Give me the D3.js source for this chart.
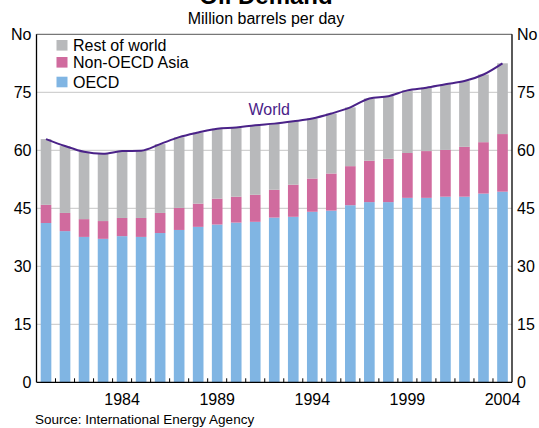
<!DOCTYPE html>
<html><head><meta charset="utf-8">
<script src="https://cdn.jsdelivr.net/npm/d3@7"></script>
<style>
html,body{margin:0;padding:0;background:#fff;}
svg{display:block;font-family:Arial,"Liberation Sans",sans-serif;}
</style></head>
<body><svg id="c" width="539" height="428"></svg>
<script>
const years = d3.range(1980, 2005);
const oecd = [41.2, 39.1, 37.6, 37.1, 37.8, 37.6, 38.6, 39.4, 40.2, 40.8, 41.3, 41.5, 42.6, 42.8, 44.1, 44.4, 45.8, 46.6, 46.6, 47.7, 47.7, 48.0, 48.0, 48.8, 49.3];
const nonOecdAsia = [4.7, 4.7, 4.6, 4.6, 4.7, 4.9, 5.2, 5.7, 6.0, 6.7, 6.7, 7.0, 7.2, 8.3, 8.6, 9.6, 10.1, 10.7, 11.2, 11.6, 12.1, 12.1, 12.9, 13.3, 14.9];
const restOfWorld = [17.0, 17.3, 17.4, 17.4, 17.3, 17.4, 17.8, 18.3, 18.4, 18.1, 17.9, 18.0, 17.1, 16.4, 15.5, 15.5, 15.2, 16.1, 16.2, 16.2, 16.4, 17.0, 17.0, 17.5, 18.3];
const world = [62.9, 61.1, 59.6, 59.1, 59.8, 59.9, 61.6, 63.4, 64.6, 65.6, 65.9, 66.5, 66.9, 67.5, 68.2, 69.5, 71.1, 73.4, 74.0, 75.5, 76.2, 77.1, 77.9, 79.6, 82.5];
const yTicks = [0, 15, 30, 45, 60, 75];
const xLabels = [1984, 1989, 1994, 1999, 2004];
const seriesNames = ["OECD", "Non-OECD Asia", "Rest of world"];
const colors = {"OECD": "#80b5e3", "Non-OECD Asia": "#d06b9e", "Rest of world": "#b8b9bb"};

const svg = d3.select("#c");
const L = 36.5, R = 512, T = 34.3, B = 382.3;
const x = d3.scaleBand().domain(years).range([L, R]).paddingInner(0.44).paddingOuter(0.22);
const y = d3.scaleLinear().domain([0, 90]).range([B, T]);

// titles
svg.append("text").attr("x", 266).attr("y", 4).attr("text-anchor", "middle")
  .attr("font-size", 24).attr("font-weight", "bold").text("Oil Demand");
svg.append("text").attr("x", 266).attr("y", 24).attr("text-anchor", "middle")
  .attr("font-size", 16).text("Million barrels per day");

// gridlines
svg.append("g").selectAll("line").data(yTicks.filter(d => d > 0)).join("line")
  .attr("x1", L).attr("x2", R).attr("y1", d => y(d)).attr("y2", d => y(d))
  .attr("stroke", "#c6c6c6").attr("stroke-width", 1);

// stacked bars
const table = years.map((yr, i) => ({year: yr, "OECD": oecd[i], "Non-OECD Asia": nonOecdAsia[i], "Rest of world": restOfWorld[i]}));
const stack = d3.stack().keys(seriesNames)(table);
svg.append("g").selectAll("g").data(stack).join("g").attr("fill", d => colors[d.key])
  .selectAll("rect").data(d => d).join("rect")
  .attr("x", d => x(d.data.year)).attr("width", x.bandwidth())
  .attr("y", d => y(d[1])).attr("height", d => y(d[0]) - y(d[1]));

// world line
const line = d3.line().x((d, i) => x(years[i]) + x.bandwidth() / 2).y(d => y(d)).curve(d3.curveMonotoneX);
svg.append("path").datum(world).attr("d", line).attr("fill", "none")
  .attr("stroke", "#4a2288").attr("stroke-width", 2);
svg.append("text").attr("x", x(1991) + x.bandwidth() / 2 + 14).attr("y", y(69.2))
  .attr("text-anchor", "middle").attr("font-size", 16).attr("fill", "#4a2288").text("World");

// frame
svg.append("line").attr("x1", L).attr("x2", R).attr("y1", T).attr("y2", T).attr("stroke", "#555").attr("stroke-width", 1);
svg.append("line").attr("x1", L).attr("x2", L).attr("y1", T).attr("y2", B).attr("stroke", "#000").attr("stroke-width", 1.3);
svg.append("line").attr("x1", R).attr("x2", R).attr("y1", T).attr("y2", B).attr("stroke", "#000").attr("stroke-width", 1.3);
svg.append("line").attr("x1", L).attr("x2", R).attr("y1", B).attr("y2", B).attr("stroke", "#000").attr("stroke-width", 1.3);

// x ticks at boundaries (pointing up)
const step = x.step();
svg.append("g").selectAll("line").data(years.slice(1)).join("line")
  .attr("x1", d => x(d) - (step - x.bandwidth()) / 2).attr("x2", d => x(d) - (step - x.bandwidth()) / 2)
  .attr("y1", B).attr("y2", B - 4).attr("stroke", "#000").attr("stroke-width", 1);

// x labels
svg.append("g").selectAll("text").data(xLabels).join("text")
  .attr("x", d => x(d) + x.bandwidth() / 2).attr("y", 405).attr("text-anchor", "middle")
  .attr("font-size", 16).text(d => d);

// y labels both sides
const yl = yTicks.map(v => ({v, t: String(v)})).concat([{v: 90, t: "No"}]);
svg.append("g").selectAll("text").data(yl).join("text")
  .attr("x", L - 5).attr("y", d => y(d.v) + 6).attr("text-anchor", "end")
  .attr("font-size", 16).text(d => d.t);
svg.append("g").selectAll("text").data(yl).join("text")
  .attr("x", R + 5).attr("y", d => y(d.v) + 6).attr("text-anchor", "start")
  .attr("font-size", 16).text(d => d.t);

// legend
const legendItems = [
  {name: "Rest of world", cy: 45.3},
  {name: "Non-OECD Asia", cy: 62.3},
  {name: "OECD", cy: 82}
];
const lg = svg.append("g");
lg.selectAll("rect").data(legendItems).join("rect")
  .attr("x", 56.5).attr("y", d => d.cy - 5.3).attr("width", 11).attr("height", 10.6)
  .attr("fill", d => colors[d.name]);
lg.selectAll("text").data(legendItems).join("text")
  .attr("x", 73).attr("y", d => d.cy + 5.6).attr("font-size", 16).text(d => d.name);

// source
svg.append("text").attr("x", 35).attr("y", 424).attr("font-size", 13.5).text("Source: International Energy Agency");
</script>
</body></html>
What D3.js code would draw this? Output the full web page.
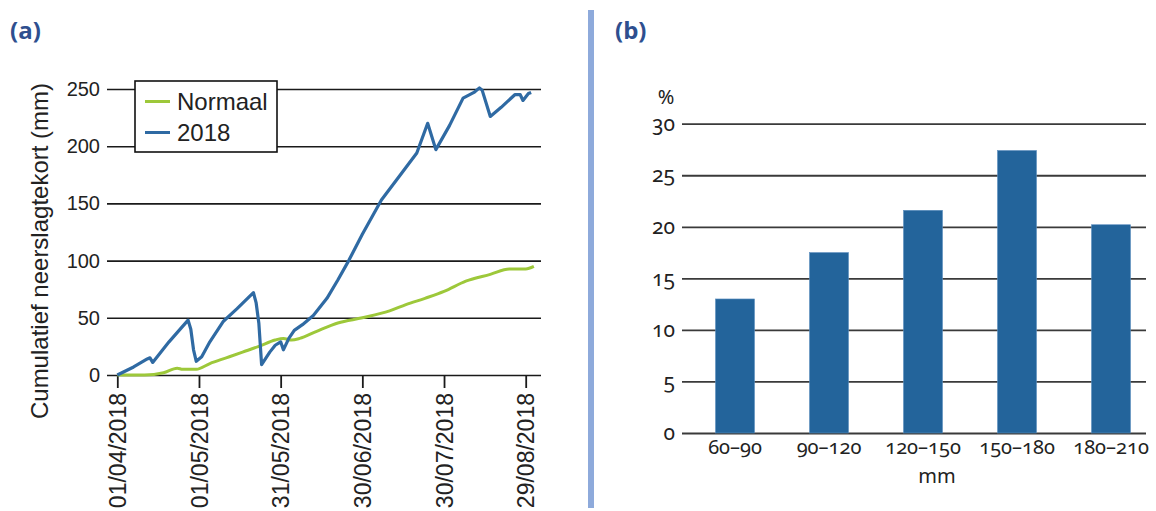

**EXERCISE REQUIREMENTS**
Leaving the pictures aside, transcribe the entire listing exactly.

**COMPLETE ANSWER**
Give me the D3.js source for this chart.
<!DOCTYPE html>
<html><head><meta charset="utf-8">
<script src="https://cdn.jsdelivr.net/npm/d3@7"></script>
<style>
html,body{margin:0;padding:0;background:#fff;}
svg{display:block;font-family:Arial,"Liberation Sans",sans-serif;}
</style></head>
<body><svg id="c" width="539" height="428"></svg>
<script>
const years = d3.range(1980, 2005);
const oecd = [41.2, 39.1, 37.6, 37.1, 37.8, 37.6, 38.6, 39.4, 40.2, 40.8, 41.3, 41.5, 42.6, 42.8, 44.1, 44.4, 45.8, 46.6, 46.6, 47.7, 47.7, 48.0, 48.0, 48.8, 49.3];
const nonOecdAsia = [4.7, 4.7, 4.6, 4.6, 4.7, 4.9, 5.2, 5.7, 6.0, 6.7, 6.7, 7.0, 7.2, 8.3, 8.6, 9.6, 10.1, 10.7, 11.2, 11.6, 12.1, 12.1, 12.9, 13.3, 14.9];
const restOfWorld = [17.0, 17.3, 17.4, 17.4, 17.3, 17.4, 17.8, 18.3, 18.4, 18.1, 17.9, 18.0, 17.1, 16.4, 15.5, 15.5, 15.2, 16.1, 16.2, 16.2, 16.4, 17.0, 17.0, 17.5, 18.3];
const world = [62.9, 61.1, 59.6, 59.1, 59.8, 59.9, 61.6, 63.4, 64.6, 65.6, 65.9, 66.5, 66.9, 67.5, 68.2, 69.5, 71.1, 73.4, 74.0, 75.5, 76.2, 77.1, 77.9, 79.6, 82.5];
const yTicks = [0, 15, 30, 45, 60, 75];
const xLabels = [1984, 1989, 1994, 1999, 2004];
const seriesNames = ["OECD", "Non-OECD Asia", "Rest of world"];
const colors = {"OECD": "#80b5e3", "Non-OECD Asia": "#d06b9e", "Rest of world": "#b8b9bb"};

const svg = d3.select("#c");
const L = 36.5, R = 512, T = 34.3, B = 382.3;
const x = d3.scaleBand().domain(years).range([L, R]).paddingInner(0.44).paddingOuter(0.22);
const y = d3.scaleLinear().domain([0, 90]).range([B, T]);

// titles
svg.append("text").attr("x", 266).attr("y", 4).attr("text-anchor", "middle")
  .attr("font-size", 24).attr("font-weight", "bold").text("Oil Demand");
svg.append("text").attr("x", 266).attr("y", 24).attr("text-anchor", "middle")
  .attr("font-size", 16).text("Million barrels per day");

// gridlines
svg.append("g").selectAll("line").data(yTicks.filter(d => d > 0)).join("line")
  .attr("x1", L).attr("x2", R).attr("y1", d => y(d)).attr("y2", d => y(d))
  .attr("stroke", "#c6c6c6").attr("stroke-width", 1);

// stacked bars
const table = years.map((yr, i) => ({year: yr, "OECD": oecd[i], "Non-OECD Asia": nonOecdAsia[i], "Rest of world": restOfWorld[i]}));
const stack = d3.stack().keys(seriesNames)(table);
svg.append("g").selectAll("g").data(stack).join("g").attr("fill", d => colors[d.key])
  .selectAll("rect").data(d => d).join("rect")
  .attr("x", d => x(d.data.year)).attr("width", x.bandwidth())
  .attr("y", d => y(d[1])).attr("height", d => y(d[0]) - y(d[1]));

// world line
const line = d3.line().x((d, i) => x(years[i]) + x.bandwidth() / 2).y(d => y(d)).curve(d3.curveMonotoneX);
svg.append("path").datum(world).attr("d", line).attr("fill", "none")
  .attr("stroke", "#4a2288").attr("stroke-width", 2);
svg.append("text").attr("x", x(1991) + x.bandwidth() / 2 + 14).attr("y", y(69.2))
  .attr("text-anchor", "middle").attr("font-size", 16).attr("fill", "#4a2288").text("World");

// frame
svg.append("line").attr("x1", L).attr("x2", R).attr("y1", T).attr("y2", T).attr("stroke", "#555").attr("stroke-width", 1);
svg.append("line").attr("x1", L).attr("x2", L).attr("y1", T).attr("y2", B).attr("stroke", "#000").attr("stroke-width", 1.3);
svg.append("line").attr("x1", R).attr("x2", R).attr("y1", T).attr("y2", B).attr("stroke", "#000").attr("stroke-width", 1.3);
svg.append("line").attr("x1", L).attr("x2", R).attr("y1", B).attr("y2", B).attr("stroke", "#000").attr("stroke-width", 1.3);

// x ticks at boundaries (pointing up)
const step = x.step();
svg.append("g").selectAll("line").data(years.slice(1)).join("line")
  .attr("x1", d => x(d) - (step - x.bandwidth()) / 2).attr("x2", d => x(d) - (step - x.bandwidth()) / 2)
  .attr("y1", B).attr("y2", B - 4).attr("stroke", "#000").attr("stroke-width", 1);

// x labels
svg.append("g").selectAll("text").data(xLabels).join("text")
  .attr("x", d => x(d) + x.bandwidth() / 2).attr("y", 405).attr("text-anchor", "middle")
  .attr("font-size", 16).text(d => d);

// y labels both sides
const yl = yTicks.map(v => ({v, t: String(v)})).concat([{v: 90, t: "No"}]);
svg.append("g").selectAll("text").data(yl).join("text")
  .attr("x", L - 5).attr("y", d => y(d.v) + 6).attr("text-anchor", "end")
  .attr("font-size", 16).text(d => d.t);
svg.append("g").selectAll("text").data(yl).join("text")
  .attr("x", R + 5).attr("y", d => y(d.v) + 6).attr("text-anchor", "start")
  .attr("font-size", 16).text(d => d.t);

// legend
const legendItems = [
  {name: "Rest of world", cy: 45.3},
  {name: "Non-OECD Asia", cy: 62.3},
  {name: "OECD", cy: 82}
];
const lg = svg.append("g");
lg.selectAll("rect").data(legendItems).join("rect")
  .attr("x", 56.5).attr("y", d => d.cy - 5.3).attr("width", 11).attr("height", 10.6)
  .attr("fill", d => colors[d.name]);
lg.selectAll("text").data(legendItems).join("text")
  .attr("x", 73).attr("y", d => d.cy + 5.6).attr("font-size", 16).text(d => d.name);

// source
svg.append("text").attr("x", 35).attr("y", 424).attr("font-size", 13.5).text("Source: International Energy Agency");
</script>
</body></html>
What D3.js code would draw this? Output the full web page.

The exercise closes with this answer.